Tal y como su legendario antecesor de los 80's, Mad Max: Emperatriz furiosa inicia con una serie de violaciones: cuerpos penetrados por el metal, distorsionados y aprovechados como simples objetos vivientes de consumo. Pero en vez de sufrirlos la mujer e hijo del protagonista, el atormentado ex policía Max (Tom Hardy), como en la versión original, es su cuerpo el sometido a esa violencia: ataduras, rapado de cabello, tatuajes forzosos y marca al hierro, amén de la extracción de sangre para insuflar vida a los Warboys de un clan de guerreros-mecánicos ordenado feudalmente por su caudillo, "Inmortal Joe" (Hugh Keays-Byrne).
Esta violación hermanará a Max en la lucha de las jóvenes esposas del caudillo, que contagiadas del verbo feminista por la rebelde Emperatriz Furiosa (Charlize Theron), deciden huir hacia, literalmente, pastos más verdes.
El conflicto contra un orden patriarcal anciano y estéril está representado en el escenario mismo en que toma lugar: un mundo castrado, exprimido de sus recursos hasta el agotamiento y la sequía. Un desierto surcado únicamente por hombres (o mujeres disfrazadas), a la usanza de la mítica A Boy and his Dog (1975) de Harlan Ellison.
Los vehículos en este yermo se hermanan con sus conductores, receptores de la libido desbordada de los primeros: nada que no pase hoy en día en los filmes de carreras.
Es lógica entonces la rebelión de las dadoras de vida: mujeres embarazadas (o próximas a estarlo) que quieren decidir el destino sus cuerpos, en contra de los designios del caudillo, preocupado sólo por lograr hijos sanos, en un mundo cada vez más atrofiado y mutante.
Como era de esperarse, el caudillo monopoliza también los escasos recursos del mundo: agua, árboles e incluso leche materna, mientras la plebe sedienta trabaja en el desierto circundante, nunca entendemos muy bien en qué ni por qué, a la espera de sus dádivas traducidas en emanaciones de agua.
El macho alfa reclama para sí el derecho de la vida y de la fecundación, y mantiene a raya la libido de sus seguidores más jóvenes con la promesa de vida eterna en el valhalla de los caídos en combate.
Algo interesante es el rol casi secundario que cumple Max en este combate, en comparación con su homóloga Furiosa: un interesante cambio de roles que sería aún más potente de no estar adormecido estéticamente por el propio patriarcado que se supone combatir.
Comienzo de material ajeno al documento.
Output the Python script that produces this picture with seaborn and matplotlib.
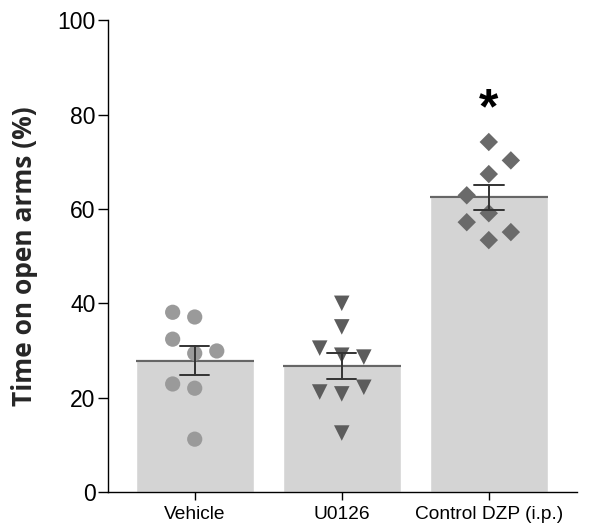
import matplotlib
matplotlib.use("Agg")
import matplotlib.pyplot as plt
import seaborn as sns
import pandas as pd
import numpy as np

# ---- data ----
groups = ["Vehicle", "U0126", "Control DZP (i.p.)"]
vehicle = [38.1, 37.1, 32.4, 29.9, 29.4, 22.9, 22.0, 11.2]
u0126 = [40.0, 35.0, 30.5, 29.0, 28.6, 21.2, 20.8, 22.2, 12.5]
dzp = [74.2, 70.3, 67.4, 62.9, 59.1, 57.2, 55.1, 53.4]
yticks = [0, 20, 40, 60, 80, 100]
ylabel = "Time on open arms (%)"
signif = ["", "", "*"]

# ---- layout / style (not data) ----
offsets = [
    [-0.15, 0.0, -0.15, 0.15, 0.0, -0.15, 0.0, 0.0],
    [0.0, 0.0, -0.15, 0.0, 0.15, -0.15, 0.0, 0.15, 0.0],
    [0.0, 0.15, 0.0, -0.15, 0.0, -0.15, 0.15, 0.0],
]
markers = ["o", "v", "D"]
mcolors = ["#9a9a9a", "#5c5c5c", "#6a6a6a"]
msizes = [120, 125, 88]

values = [vehicle, u0126, dzp]
df = pd.DataFrame({
    "group": np.concatenate([[g] * len(v) for g, v in zip(groups, values)]),
    "value": np.concatenate(values),
})

sns.set_style("ticks")
plt.rcParams["font.family"] = ["Liberation Sans", "DejaVu Sans"]

fig = plt.figure(figsize=(5.9, 5.3), dpi=100)
ax = fig.add_axes([0.183, 0.0717, 0.795, 0.890])

sns.barplot(data=df, x="group", y="value", order=groups, errorbar="se",
            capsize=0.2, color="#d4d4d4", saturation=1, width=0.8,
            err_kws={"color": "#333333", "linewidth": 1.4}, ax=ax)
for ln in ax.lines:
    ln.set_zorder(5)

# mean line on top of each bar
for p in ax.patches:
    x0 = p.get_x()
    w = p.get_width()
    h = p.get_height()
    ax.plot([x0, x0 + w], [h, h], color="#666666", lw=1.6, zorder=3,
            solid_capstyle="butt")

for i, (vals, offs) in enumerate(zip(values, offsets)):
    ax.scatter(np.array(offs) + i, vals, marker=markers[i], s=msizes[i],
               color=mcolors[i], edgecolors="none", zorder=4)

for i, s in enumerate(signif):
    if s:
        ax.text(i, 76, s, ha="center", va="bottom", fontsize=36,
                fontweight="bold", color="black")

ax.set_xlim(-0.59, 2.6)
ax.set_ylim(0, 100)
ax.set_yticks(yticks)
ax.set_yticklabels([str(t) for t in yticks], fontsize=16.5)
ax.set_xticks(range(len(groups)))
ax.set_xticklabels(groups, fontsize=13.8)
ax.set_xlabel("")
ax.set_ylabel(ylabel, fontsize=19, fontweight="bold",
              family=["Open Sans", "DejaVu Sans"], labelpad=14)
ax.tick_params(axis="y", length=7, width=1, pad=2, colors="black")
ax.tick_params(axis="x", length=6, width=1, pad=4, colors="black")
sns.despine(ax=ax)
for sp in ["left", "bottom"]:
    ax.spines[sp].set_linewidth(1.0)
    ax.spines[sp].set_color("black")

fig.savefig("out.png", dpi=100)
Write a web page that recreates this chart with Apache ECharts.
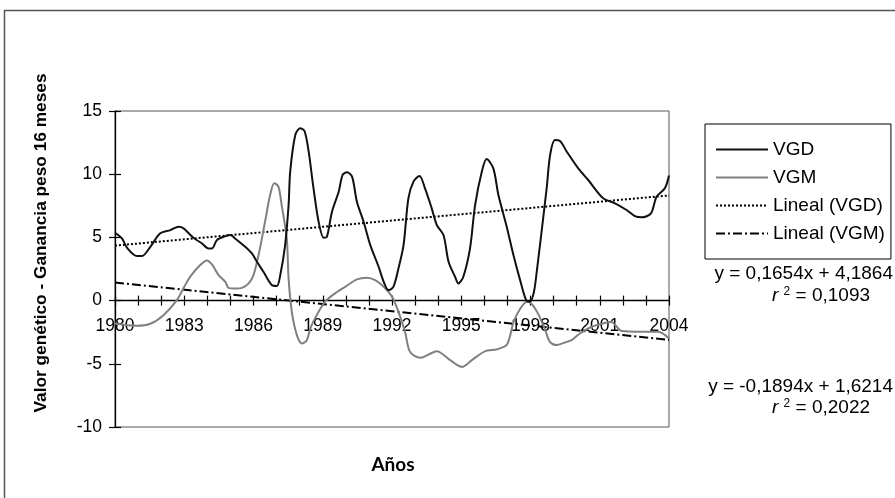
<!DOCTYPE html>
<html>
<head>
<meta charset="utf-8">
<script src="https://cdn.jsdelivr.net/npm/echarts@6/dist/echarts.min.js"></script>
<style>html,body{margin:0;padding:0;background:#fff}#c{width:895px;height:498px}</style>
</head>
<body>
<div id="c"></div>
<script>
// ---- data ----
const vgdYears = [1980.0,1980.3,1980.52,1980.95,1981.17,1981.53,1981.96,1982.4,1982.76,1982.97,1983.4,1983.77,1984.05,1984.2,1984.42,1984.78,1985.0,1985.2,1985.64,1985.93,1986.15,1986.43,1986.79,1987.01,1987.16,1987.37,1987.52,1987.59,1987.81,1988.02,1988.21,1988.39,1988.6,1988.82,1989.04,1989.18,1989.4,1989.69,1989.86,1990.05,1990.27,1990.48,1990.77,1991.06,1991.42,1991.64,1991.85,1992.06,1992.28,1992.5,1992.71,1992.93,1993.19,1993.43,1993.72,1993.94,1994.23,1994.45,1994.73,1994.88,1995.09,1995.38,1995.6,1995.89,1996.1,1996.39,1996.61,1996.97,1997.26,1997.55,1997.81,1997.98,1998.15,1998.27,1998.48,1998.7,1998.85,1999.06,1999.28,1999.57,2000.07,2000.5,2001.15,2001.66,2002.16,2002.52,2002.81,2003.22,2003.46,2003.82,2004.0];
const vgdValues = [5.37,4.92,4.18,3.52,3.52,4.26,5.32,5.58,5.84,5.71,4.97,4.52,4.13,4.13,4.79,5.1,5.18,4.92,4.26,3.73,3.07,2.28,1.23,1.15,2.02,4.39,7.56,10.2,13.1,13.63,13.42,11.78,8.88,6.24,4.97,5.05,7.03,8.61,9.94,10.15,9.81,7.82,6.24,4.39,2.68,1.49,0.83,1.09,2.55,4.39,8.09,9.41,9.86,8.88,7.3,5.98,5.19,3.07,1.89,1.36,1.89,4.13,7.56,10.2,11.2,10.46,8.35,5.85,3.6,1.62,0.04,-0.09,0.7,2.28,5.46,8.88,11.52,12.7,12.63,11.78,10.46,9.54,8.09,7.7,7.17,6.69,6.59,6.9,8.22,8.88,9.89];
const vgmYears = [1980.0,1980.95,1981.53,1982.1,1982.68,1983.0,1983.26,1983.69,1983.98,1984.2,1984.49,1984.78,1984.92,1985.21,1985.5,1985.79,1986.0,1986.25,1986.5,1986.72,1986.9,1987.08,1987.22,1987.44,1987.52,1987.66,1987.88,1988.1,1988.31,1988.46,1988.74,1989.1,1989.47,1989.97,1990.48,1990.91,1991.27,1991.64,1992.0,1992.28,1992.57,1992.78,1993.22,1993.58,1993.94,1994.52,1995.03,1995.46,1996.04,1996.55,1996.98,1997.27,1997.56,1997.85,1998.07,1998.36,1998.65,1998.84,1999.13,1999.49,1999.78,2000.14,2000.65,2001.15,2001.5,2001.95,2002.81,2003.53,2004.0];
const vgmValues = [-1.81,-1.99,-1.83,-1.15,0.04,1.09,1.89,2.81,3.18,2.86,2.02,1.49,1.01,0.96,1.01,1.36,2.02,3.87,6.24,8.35,9.28,9.02,7.56,4.92,1.76,-0.89,-2.73,-3.39,-3.13,-2.2,-1.15,-0.09,0.49,1.09,1.68,1.81,1.62,1.09,0.3,-0.89,-2.5,-4.05,-4.53,-4.27,-4.0,-4.71,-5.24,-4.71,-4.0,-3.85,-3.48,-1.68,-0.62,-0.09,-0.3,-1.15,-2.4,-3.26,-3.52,-3.31,-3.13,-2.6,-2.07,-1.81,-1.7,-2.41,-2.47,-2.47,-3.0];
const trendYears = [1980, 2004];
const trendVgdValues = [4.35, 8.32];
const trendVgmValues = [1.43, -3.11];
const seriesNames = ['VGD', 'VGM', 'Lineal (VGD)', 'Lineal (VGM)'];
const eqVgd = 'y = 0,1654x + 4,1864';
const r2Vgd = '0,1093';
const eqVgm = 'y = -0,1894x + 1,6214';
const r2Vgm = '0,2022';
const yTitle = 'Valor genético - Ganancia peso 16 meses';
const xTitle = 'Años';

const zip = (xs, ys) => xs.map((x, i) => [x, ys[i]]);
const FONT = 'Liberation Sans, Arial, sans-serif';

// grid geometry
const G_TOP = 111, G_H = 316, Y_MIN = -10, Y_MAX = 15;
const zeroOffset = -(G_H * (0 - Y_MIN) / (Y_MAX - Y_MIN));

const chart = echarts.init(document.getElementById('c'), null, {renderer: 'canvas'});
const xBase = {
  type: 'value', min: 1980, max: 2004, interval: 3, gridIndex: 0,
  position: 'bottom', offset: zeroOffset,
  splitLine: {show: false}
};
const yBase = {
  type: 'value', min: Y_MIN, max: Y_MAX, interval: 5, position: 'left',
  splitLine: {show: false}
};
chart.setOption({
  animation: false,
  backgroundColor: '#fff',
  textStyle: {fontFamily: FONT},
  grid: {left: 115, top: G_TOP, width: 554, height: G_H, show: true, borderColor: '#555', borderWidth: 1},
  xAxis: [
    Object.assign({}, xBase, {
      axisLine: {show: true, onZero: false, lineStyle: {color: '#000', width: 1.3}},
      axisTick: {show: true, length: 5, lineStyle: {color: '#000', width: 1.2}},
      minorTick: {show: true, splitNumber: 3, length: 5, lineStyle: {color: '#000', width: 1.2}},
      axisLabel: {show: true, margin: 17, color: '#000', fontSize: 17.5, fontFamily: FONT, formatter: v => String(v)}
    }),
    Object.assign({}, xBase, {
      axisLine: {show: false, onZero: false},
      axisTick: {show: true, inside: true, length: 5, lineStyle: {color: '#000', width: 1.2}},
      minorTick: {show: true, splitNumber: 3, length: 5, lineStyle: {color: '#000', width: 1.2}},
      axisLabel: {show: false}
    })
  ],
  yAxis: [
    Object.assign({}, yBase, {
      axisLine: {show: true, onZero: false, lineStyle: {color: '#000', width: 1.3}},
      axisTick: {show: true, length: 6, lineStyle: {color: '#000', width: 1.2}},
      axisLabel: {show: true, margin: 13, color: '#000', fontSize: 17.5, fontFamily: FONT}
    }),
    Object.assign({}, yBase, {
      axisLine: {show: false, onZero: false},
      axisTick: {show: true, inside: true, length: 6, lineStyle: {color: '#000', width: 1.2}},
      axisLabel: {show: false}
    })
  ],
  legend: {
    orient: 'vertical', left: 705, top: 124,
    padding: [16, 6, 16, 10],
    itemGap: 9, itemWidth: 52, itemHeight: 14,
    borderColor: '#000', borderWidth: 1,
    itemStyle: {opacity: 0},
    textStyle: {color: '#000', fontSize: 19, fontFamily: FONT},
    data: seriesNames
  },
  series: [
    {name: seriesNames[0], type: 'line', data: zip(vgdYears, vgdValues), smooth: 0.3, showSymbol: false, symbol: 'none',
     lineStyle: {color: '#111', width: 2}, itemStyle: {color: '#111'}, z: 4},
    {name: seriesNames[1], type: 'line', data: zip(vgmYears, vgmValues), smooth: 0.3, showSymbol: false, symbol: 'none',
     lineStyle: {color: '#808080', width: 2}, itemStyle: {color: '#808080'}, z: 3},
    {name: seriesNames[2], type: 'line', data: zip(trendYears, trendVgdValues), showSymbol: false, symbol: 'none',
     lineStyle: {color: '#000', width: 2, type: [2, 2]}, itemStyle: {color: '#000'}, z: 2},
    {name: seriesNames[3], type: 'line', data: zip(trendYears, trendVgmValues), showSymbol: false, symbol: 'none',
     lineStyle: {color: '#000', width: 2, type: [9, 3, 2, 3]}, itemStyle: {color: '#000'}, z: 2}
  ],
  graphic: [
    {type: 'rect', shape: {x: 4.5, y: 10.5, width: 1000, height: 1000}, style: {fill: 'none', stroke: '#555', lineWidth: 1.5}, silent: true, z: -10},
    {type: 'text', rotation: Math.PI / 2, x: 41, y: 243,
     style: {text: yTitle, textAlign: 'center', textVerticalAlign: 'middle', fill: '#000', font: 'bold 17.3px ' + FONT}},
    {type: 'text', x: 393, y: 465,
     style: {text: xTitle, textAlign: 'center', textVerticalAlign: 'middle', fill: '#000', font: 'bold 19px Lato, sans-serif'}},
    {type: 'text', x: 893, y: 274,
     style: {text: eqVgd, textAlign: 'right', textVerticalAlign: 'middle', fill: '#000', font: '19px ' + FONT}},
    {type: 'text', x: 821, y: 296,
     style: {text: '{i|r} {s|2} = ' + r2Vgd, textAlign: 'center', textVerticalAlign: 'middle', fill: '#000', font: '19px ' + FONT,
       rich: {i: {fontStyle: 'italic', fontSize: 19, fontFamily: FONT}, s: {fontSize: 12, fontFamily: FONT, padding: [0, 0, 9, 0]}}}},
    {type: 'text', x: 893, y: 387,
     style: {text: eqVgm, textAlign: 'right', textVerticalAlign: 'middle', fill: '#000', font: '19px ' + FONT}},
    {type: 'text', x: 821, y: 408,
     style: {text: '{i|r} {s|2} = ' + r2Vgm, textAlign: 'center', textVerticalAlign: 'middle', fill: '#000', font: '19px ' + FONT,
       rich: {i: {fontStyle: 'italic', fontSize: 19, fontFamily: FONT}, s: {fontSize: 12, fontFamily: FONT, padding: [0, 0, 9, 0]}}}}
  ]
});
</script>
</body>
</html>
Por más deseo de autonomía que tengan las mujeres del harem del caudillo, ávidas de liberarse del cinturón de su castidad (como las feministas de los 60's de los sostenes), no pueden liberarse del imperativo holliwoodense que hace de ellas versiones controladas de lo femenino: delgadas, impecables, jóvenes y semidesnudas. La primera escena en que las vemos es prácticamente una propaganda calentona de car wash.
Esto que traiciona en no poco el hecho de que ellas mismas asuman –aunque sin despeinarse- un rol protagónico y no pasivo en el combate contra sus perseguidores, o que les oigamos frases como "no tienes que hacerlo porque él te lo diga" a lo largo de su aventura con un Max a quien ninguna despierta un ápice de deseo.
Lo contrario de la Emperatriz, mujer también castrada (le falta un brazo) y arrancada de su verde hogar originario.
"Mujer hermosa es la que lucha", podría ser el subtítulo del amor que surge entre ella y Max, pero no puede concretarse en un estrechar de cuerpos, más allá de una transfusión de sangre que le salva a Furiosa la existencia. La violenta inseminación, así, es contrapuesta al intercambio entre pares. La cópula, sin embargo, es sacrificada.